Port Arthur’s Jewish community grew in the post-war years, reaching an estimated 260 people by 1960. In addition to merchants, a number of Jewish scientists, engineers, and executives moved to town to work in the local petrochemical industry. Hymie Massin was the head of research for Texaco. Several Jewish doctors also moved to Port Arthur during this time, and became active in the local Jewish community.

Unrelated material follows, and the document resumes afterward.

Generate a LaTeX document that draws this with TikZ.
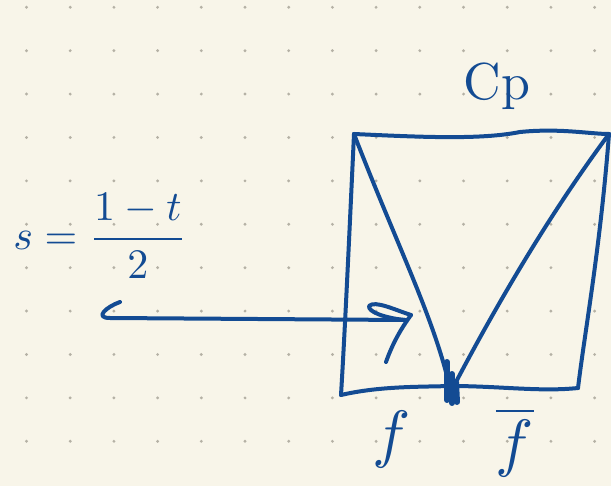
\documentclass[tikz,border=0pt]{standalone}
\usepackage{amsmath,amssymb}
\usepackage{xcolor}
\usepackage{tikz}
\usetikzlibrary{arrows.meta,positioning,calc}
\definecolor{paper}{HTML}{F8F5E9}
\definecolor{ink}{HTML}{134B93}
\definecolor{dotgray}{HTML}{B5B1A5}
\tikzset{
	pen/.style={draw=ink, line width=2pt, line cap=round, line join=round},
	heavypen/.style={draw=ink, line width=3pt, line cap=round},
	inklabel/.style={text=ink, inner sep=0pt},
	griddot/.style={fill=dotgray}
}

\begin{document}
\begin{tikzpicture}[x=0.5pt, y=-0.5pt]
	
	%% ── Paper and dot grid ──────────────────────────────────────────
	\fill[paper] (0,0) rectangle (611,486);
	\useasboundingbox (0,0) rectangle (611,486);
	\foreach \i in {0,...,13}{
		\foreach \j in {0,...,10}{
			\fill[griddot] (26.5+43.7*\i, 7.3+43.4*\j) circle (0.8pt);
		}
	}
	
	%% ── Square corners ──────────────────────────────────────────────
	\coordinate (tl) at (354,134);
	\coordinate (tr) at (609,134);
	\coordinate (br) at (578,388);
	\coordinate (bl) at (341,395);
	\coordinate (apexl) at (447,376);
	\coordinate (apexr) at (457,380);
	
	%% ── Square ──────────────────────────────────────────────────────
	\draw[pen] (tl) .. controls (420,137) and (480,140) .. (520,132)
	.. controls (560,128) and (590,134) .. (tr);
	\draw[pen] (tr) .. controls (600,250) and (585,330) .. (br);
	\draw[pen] (bl) .. controls (380,386) and (420,387) .. (450,386)
	.. controls (500,386) and (540,392) .. (br);
	\draw[pen] (tl) .. controls (350,220) and (345,330) .. (bl);
	
	%% ── Triangle inside ─────────────────────────────────────────────
	\draw[pen] (tl) .. controls (395,240) and (430,310) .. (apexl);
	\draw[pen] (tr) .. controls (560,200) and (510,280) .. (apexr);
	
	% heavy marks at the meeting point
	\draw[heavypen] (447,362) -- (447,400);
	\draw[heavypen] (452,374) -- (452,403);
	\draw[heavypen] (456,382) -- (457,402);
	
	%% ── Arrow s ─────────────────────────────────────────────────────
	\coordinate (tail) at (120,302);
	\coordinate (tip) at (411,315);
	\coordinate (barb) at (386,362);
	\draw[pen] (tail) .. controls (106,307) and (94,318) .. (110,318)
	-- (405,320);
	\draw[pen] (tip) .. controls (395,310) and (375,300) .. (369,306)
	.. controls (368,312) and (385,318) .. (405,320);
	\draw[pen] (tip) .. controls (400,330) and (392,345) .. (barb);
	
	%% ── Labels ──────────────────────────────────────────────────────
	\node[inklabel, scale=2.6] (cp) at (497,86) {Cp};
	\node[inklabel, scale=2.1] (sval) at (100,236) {$s=\dfrac{1-t}{2}$};
	\node[inklabel, scale=3.2] (f) at (392,440) {$f$};
	\node[inklabel, scale=3.2] (fbar) at (515,442) {$\overline{f}$};
	
\end{tikzpicture}
\end{document}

Following a peak membership of 91 families in the early 1960s, Port Arthur’s congregation began three decades of slow decline. Rodef Shalom was strengthened by members who came from neighboring towns, like Orange, that did not have their own Jewish congregations. By the 1980s, Port Arthur had gone into decline with its downtown business district largely closed. As a result, the congregation began to decline as well. Rabbi Goldstein passed away in the mid 1980s, and he was not replaced; members, including Rabbi Goldstein’s widow Justina, conducted services themselves for the next decade or so. By 1995, Rodef Shalom was down to 28 member families
Since the congregation disbanded, Rodef Shalom's temple has been rented to church groups.As the residential patterns of Port Arthur’s neighborhoods began major demographic shifts, refineries began advising new employees to move to commute rather than purchase homes near downtown. New suburban shopping centers with national chain stores moved into the area. Consequently, the clientele base for the town’s Jewish merchants became a non-renewing resource, and locally owned businesses began to shut their doors. The congregation was able to maintain services for over a decade due to contributions from former members, especially families such as the Blankfields and Rosenbergs. However, after the death of Justina Goldstein, the congregation was too small to maintain the temple. Rodef Shalom, down to 28 member families, closed its doors in 1995. The remaining Jews of Port Arthur joined Temple Emanuel in nearby Beaumont, where they have become active members of the Reform congregation.